● What you need to do
Make an exact transcription of the material, leaving out all images.

● Information provided

= = = =

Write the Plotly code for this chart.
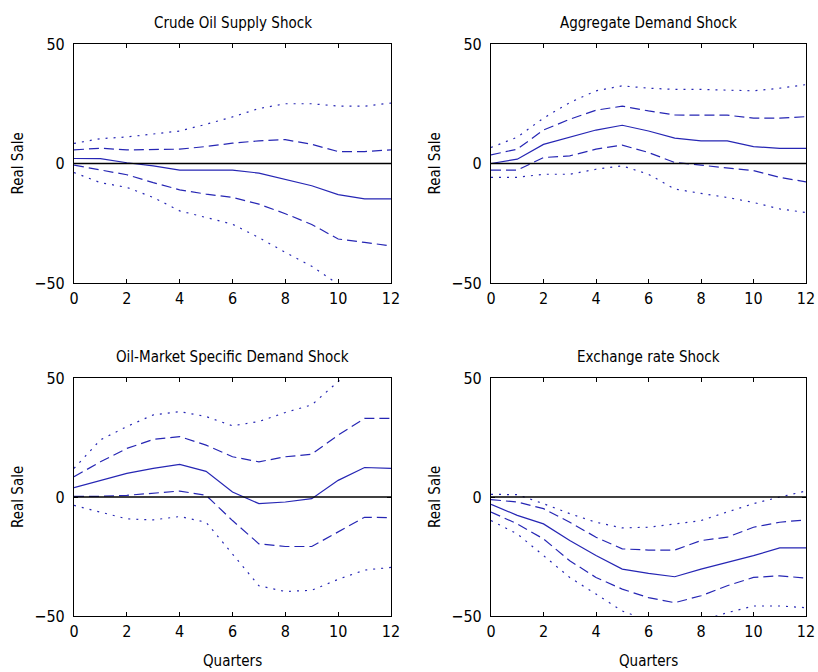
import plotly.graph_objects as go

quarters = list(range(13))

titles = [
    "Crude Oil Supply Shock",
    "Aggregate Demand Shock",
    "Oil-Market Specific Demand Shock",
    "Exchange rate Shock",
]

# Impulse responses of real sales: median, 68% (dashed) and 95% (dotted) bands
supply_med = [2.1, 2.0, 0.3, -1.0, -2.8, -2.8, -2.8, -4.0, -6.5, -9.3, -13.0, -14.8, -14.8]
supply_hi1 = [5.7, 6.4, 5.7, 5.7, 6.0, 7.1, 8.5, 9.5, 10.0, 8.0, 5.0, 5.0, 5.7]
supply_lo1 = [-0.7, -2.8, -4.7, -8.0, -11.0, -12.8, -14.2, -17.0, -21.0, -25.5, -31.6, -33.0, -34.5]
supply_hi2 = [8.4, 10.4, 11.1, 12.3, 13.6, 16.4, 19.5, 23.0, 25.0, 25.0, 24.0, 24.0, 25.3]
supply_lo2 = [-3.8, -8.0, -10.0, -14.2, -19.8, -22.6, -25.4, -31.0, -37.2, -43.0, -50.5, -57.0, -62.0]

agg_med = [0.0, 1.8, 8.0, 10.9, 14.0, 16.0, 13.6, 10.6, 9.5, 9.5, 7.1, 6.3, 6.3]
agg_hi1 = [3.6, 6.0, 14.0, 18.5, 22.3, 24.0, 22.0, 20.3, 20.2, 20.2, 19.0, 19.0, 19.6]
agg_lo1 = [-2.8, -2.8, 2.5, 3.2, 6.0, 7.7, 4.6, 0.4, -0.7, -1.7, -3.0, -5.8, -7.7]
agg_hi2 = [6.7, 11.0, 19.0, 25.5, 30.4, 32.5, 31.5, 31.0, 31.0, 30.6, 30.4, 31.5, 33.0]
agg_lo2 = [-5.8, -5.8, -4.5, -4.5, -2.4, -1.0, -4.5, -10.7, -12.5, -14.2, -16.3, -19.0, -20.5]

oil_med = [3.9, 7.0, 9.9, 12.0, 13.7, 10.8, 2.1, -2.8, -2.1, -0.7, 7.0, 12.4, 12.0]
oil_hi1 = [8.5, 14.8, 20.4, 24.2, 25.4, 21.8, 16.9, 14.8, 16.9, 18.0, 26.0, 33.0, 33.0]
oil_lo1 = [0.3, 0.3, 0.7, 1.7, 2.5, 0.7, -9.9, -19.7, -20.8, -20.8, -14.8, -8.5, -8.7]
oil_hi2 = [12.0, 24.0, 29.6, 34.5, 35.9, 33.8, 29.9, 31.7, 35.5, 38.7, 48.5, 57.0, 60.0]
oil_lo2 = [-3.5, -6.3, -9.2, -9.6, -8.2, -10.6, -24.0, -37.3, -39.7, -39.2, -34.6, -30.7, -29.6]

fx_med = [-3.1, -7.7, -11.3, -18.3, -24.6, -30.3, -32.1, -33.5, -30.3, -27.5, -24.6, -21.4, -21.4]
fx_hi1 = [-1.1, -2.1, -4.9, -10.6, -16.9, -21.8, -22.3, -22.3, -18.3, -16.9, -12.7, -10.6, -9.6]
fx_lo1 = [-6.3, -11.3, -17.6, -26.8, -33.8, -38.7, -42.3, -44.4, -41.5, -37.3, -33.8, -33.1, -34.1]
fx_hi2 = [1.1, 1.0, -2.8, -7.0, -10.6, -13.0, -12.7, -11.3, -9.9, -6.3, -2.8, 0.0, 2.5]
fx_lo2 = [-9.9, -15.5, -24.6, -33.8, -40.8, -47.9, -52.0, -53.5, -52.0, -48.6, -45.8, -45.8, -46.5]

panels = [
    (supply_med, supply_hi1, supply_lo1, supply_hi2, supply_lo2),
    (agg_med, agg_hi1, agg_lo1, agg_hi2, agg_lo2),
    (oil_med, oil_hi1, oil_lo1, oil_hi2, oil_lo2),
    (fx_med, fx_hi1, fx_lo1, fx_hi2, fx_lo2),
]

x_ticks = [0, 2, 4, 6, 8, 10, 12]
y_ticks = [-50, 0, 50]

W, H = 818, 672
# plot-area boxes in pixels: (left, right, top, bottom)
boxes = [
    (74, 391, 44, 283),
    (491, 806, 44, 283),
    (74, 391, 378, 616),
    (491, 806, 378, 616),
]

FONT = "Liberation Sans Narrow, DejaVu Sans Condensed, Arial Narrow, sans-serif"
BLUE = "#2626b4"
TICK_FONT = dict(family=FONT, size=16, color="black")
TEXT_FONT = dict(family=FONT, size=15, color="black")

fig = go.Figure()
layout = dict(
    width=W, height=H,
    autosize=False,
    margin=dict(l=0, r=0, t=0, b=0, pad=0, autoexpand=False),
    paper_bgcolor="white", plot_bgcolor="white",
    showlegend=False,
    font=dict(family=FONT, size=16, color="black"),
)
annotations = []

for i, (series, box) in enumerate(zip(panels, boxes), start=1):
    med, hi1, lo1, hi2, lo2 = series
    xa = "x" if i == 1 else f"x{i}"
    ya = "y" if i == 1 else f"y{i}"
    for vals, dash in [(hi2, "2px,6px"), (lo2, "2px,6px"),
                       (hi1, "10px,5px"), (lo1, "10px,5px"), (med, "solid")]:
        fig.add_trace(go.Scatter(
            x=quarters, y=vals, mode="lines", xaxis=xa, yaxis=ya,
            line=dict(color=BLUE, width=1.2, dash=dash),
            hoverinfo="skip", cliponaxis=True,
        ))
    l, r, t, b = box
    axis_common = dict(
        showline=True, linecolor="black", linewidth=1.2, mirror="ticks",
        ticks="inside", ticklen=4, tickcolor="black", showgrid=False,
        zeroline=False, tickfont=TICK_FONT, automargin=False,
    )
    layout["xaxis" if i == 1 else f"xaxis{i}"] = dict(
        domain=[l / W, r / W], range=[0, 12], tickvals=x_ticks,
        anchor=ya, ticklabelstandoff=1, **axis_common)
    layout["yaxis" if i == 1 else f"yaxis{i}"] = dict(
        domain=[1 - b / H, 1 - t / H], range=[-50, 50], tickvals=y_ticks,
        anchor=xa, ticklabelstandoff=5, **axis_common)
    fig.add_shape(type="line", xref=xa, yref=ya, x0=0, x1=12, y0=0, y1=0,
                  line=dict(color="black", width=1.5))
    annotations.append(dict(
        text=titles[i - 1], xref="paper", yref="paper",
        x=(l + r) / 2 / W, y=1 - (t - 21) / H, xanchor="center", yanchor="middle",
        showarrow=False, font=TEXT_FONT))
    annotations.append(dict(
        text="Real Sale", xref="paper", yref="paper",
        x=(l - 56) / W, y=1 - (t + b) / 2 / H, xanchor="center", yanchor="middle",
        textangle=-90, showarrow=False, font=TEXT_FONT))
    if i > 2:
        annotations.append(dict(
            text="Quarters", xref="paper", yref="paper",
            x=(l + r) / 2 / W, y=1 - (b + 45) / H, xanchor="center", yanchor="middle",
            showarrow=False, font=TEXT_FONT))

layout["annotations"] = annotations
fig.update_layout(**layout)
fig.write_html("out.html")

= = = =

● Completed exercise
Write the Plotly code for this chart.
import plotly.graph_objects as go

quarters = list(range(13))

titles = [
    "Crude Oil Supply Shock",
    "Aggregate Demand Shock",
    "Oil-Market Specific Demand Shock",
    "Exchange rate Shock",
]

# Impulse responses of real sales: median, 68% (dashed) and 95% (dotted) bands
supply_med = [2.1, 2.0, 0.3, -1.0, -2.8, -2.8, -2.8, -4.0, -6.5, -9.3, -13.0, -14.8, -14.8]
supply_hi1 = [5.7, 6.4, 5.7, 5.7, 6.0, 7.1, 8.5, 9.5, 10.0, 8.0, 5.0, 5.0, 5.7]
supply_lo1 = [-0.7, -2.8, -4.7, -8.0, -11.0, -12.8, -14.2, -17.0, -21.0, -25.5, -31.6, -33.0, -34.5]
supply_hi2 = [8.4, 10.4, 11.1, 12.3, 13.6, 16.4, 19.5, 23.0, 25.0, 25.0, 24.0, 24.0, 25.3]
supply_lo2 = [-3.8, -8.0, -10.0, -14.2, -19.8, -22.6, -25.4, -31.0, -37.2, -43.0, -50.5, -57.0, -62.0]

agg_med = [0.0, 1.8, 8.0, 10.9, 14.0, 16.0, 13.6, 10.6, 9.5, 9.5, 7.1, 6.3, 6.3]
agg_hi1 = [3.6, 6.0, 14.0, 18.5, 22.3, 24.0, 22.0, 20.3, 20.2, 20.2, 19.0, 19.0, 19.6]
agg_lo1 = [-2.8, -2.8, 2.5, 3.2, 6.0, 7.7, 4.6, 0.4, -0.7, -1.7, -3.0, -5.8, -7.7]
agg_hi2 = [6.7, 11.0, 19.0, 25.5, 30.4, 32.5, 31.5, 31.0, 31.0, 30.6, 30.4, 31.5, 33.0]
agg_lo2 = [-5.8, -5.8, -4.5, -4.5, -2.4, -1.0, -4.5, -10.7, -12.5, -14.2, -16.3, -19.0, -20.5]

oil_med = [3.9, 7.0, 9.9, 12.0, 13.7, 10.8, 2.1, -2.8, -2.1, -0.7, 7.0, 12.4, 12.0]
oil_hi1 = [8.5, 14.8, 20.4, 24.2, 25.4, 21.8, 16.9, 14.8, 16.9, 18.0, 26.0, 33.0, 33.0]
oil_lo1 = [0.3, 0.3, 0.7, 1.7, 2.5, 0.7, -9.9, -19.7, -20.8, -20.8, -14.8, -8.5, -8.7]
oil_hi2 = [12.0, 24.0, 29.6, 34.5, 35.9, 33.8, 29.9, 31.7, 35.5, 38.7, 48.5, 57.0, 60.0]
oil_lo2 = [-3.5, -6.3, -9.2, -9.6, -8.2, -10.6, -24.0, -37.3, -39.7, -39.2, -34.6, -30.7, -29.6]

fx_med = [-3.1, -7.7, -11.3, -18.3, -24.6, -30.3, -32.1, -33.5, -30.3, -27.5, -24.6, -21.4, -21.4]
fx_hi1 = [-1.1, -2.1, -4.9, -10.6, -16.9, -21.8, -22.3, -22.3, -18.3, -16.9, -12.7, -10.6, -9.6]
fx_lo1 = [-6.3, -11.3, -17.6, -26.8, -33.8, -38.7, -42.3, -44.4, -41.5, -37.3, -33.8, -33.1, -34.1]
fx_hi2 = [1.1, 1.0, -2.8, -7.0, -10.6, -13.0, -12.7, -11.3, -9.9, -6.3, -2.8, 0.0, 2.5]
fx_lo2 = [-9.9, -15.5, -24.6, -33.8, -40.8, -47.9, -52.0, -53.5, -52.0, -48.6, -45.8, -45.8, -46.5]

panels = [
    (supply_med, supply_hi1, supply_lo1, supply_hi2, supply_lo2),
    (agg_med, agg_hi1, agg_lo1, agg_hi2, agg_lo2),
    (oil_med, oil_hi1, oil_lo1, oil_hi2, oil_lo2),
    (fx_med, fx_hi1, fx_lo1, fx_hi2, fx_lo2),
]

x_ticks = [0, 2, 4, 6, 8, 10, 12]
y_ticks = [-50, 0, 50]

W, H = 818, 672
# plot-area boxes in pixels: (left, right, top, bottom)
boxes = [
    (74, 391, 44, 283),
    (491, 806, 44, 283),
    (74, 391, 378, 616),
    (491, 806, 378, 616),
]

FONT = "Liberation Sans Narrow, DejaVu Sans Condensed, Arial Narrow, sans-serif"
BLUE = "#2626b4"
TICK_FONT = dict(family=FONT, size=16, color="black")
TEXT_FONT = dict(family=FONT, size=15, color="black")

fig = go.Figure()
layout = dict(
    width=W, height=H,
    autosize=False,
    margin=dict(l=0, r=0, t=0, b=0, pad=0, autoexpand=False),
    paper_bgcolor="white", plot_bgcolor="white",
    showlegend=False,
    font=dict(family=FONT, size=16, color="black"),
)
annotations = []

for i, (series, box) in enumerate(zip(panels, boxes), start=1):
    med, hi1, lo1, hi2, lo2 = series
    xa = "x" if i == 1 else f"x{i}"
    ya = "y" if i == 1 else f"y{i}"
    for vals, dash in [(hi2, "2px,6px"), (lo2, "2px,6px"),
                       (hi1, "10px,5px"), (lo1, "10px,5px"), (med, "solid")]:
        fig.add_trace(go.Scatter(
            x=quarters, y=vals, mode="lines", xaxis=xa, yaxis=ya,
            line=dict(color=BLUE, width=1.2, dash=dash),
            hoverinfo="skip", cliponaxis=True,
        ))
    l, r, t, b = box
    axis_common = dict(
        showline=True, linecolor="black", linewidth=1.2, mirror="ticks",
        ticks="inside", ticklen=4, tickcolor="black", showgrid=False,
        zeroline=False, tickfont=TICK_FONT, automargin=False,
    )
    layout["xaxis" if i == 1 else f"xaxis{i}"] = dict(
        domain=[l / W, r / W], range=[0, 12], tickvals=x_ticks,
        anchor=ya, ticklabelstandoff=1, **axis_common)
    layout["yaxis" if i == 1 else f"yaxis{i}"] = dict(
        domain=[1 - b / H, 1 - t / H], range=[-50, 50], tickvals=y_ticks,
        anchor=xa, ticklabelstandoff=5, **axis_common)
    fig.add_shape(type="line", xref=xa, yref=ya, x0=0, x1=12, y0=0, y1=0,
                  line=dict(color="black", width=1.5))
    annotations.append(dict(
        text=titles[i - 1], xref="paper", yref="paper",
        x=(l + r) / 2 / W, y=1 - (t - 21) / H, xanchor="center", yanchor="middle",
        showarrow=False, font=TEXT_FONT))
    annotations.append(dict(
        text="Real Sale", xref="paper", yref="paper",
        x=(l - 56) / W, y=1 - (t + b) / 2 / H, xanchor="center", yanchor="middle",
        textangle=-90, showarrow=False, font=TEXT_FONT))
    if i > 2:
        annotations.append(dict(
            text="Quarters", xref="paper", yref="paper",
            x=(l + r) / 2 / W, y=1 - (b + 45) / H, xanchor="center", yanchor="middle",
            showarrow=False, font=TEXT_FONT))

layout["annotations"] = annotations
fig.update_layout(**layout)
fig.write_html("out.html")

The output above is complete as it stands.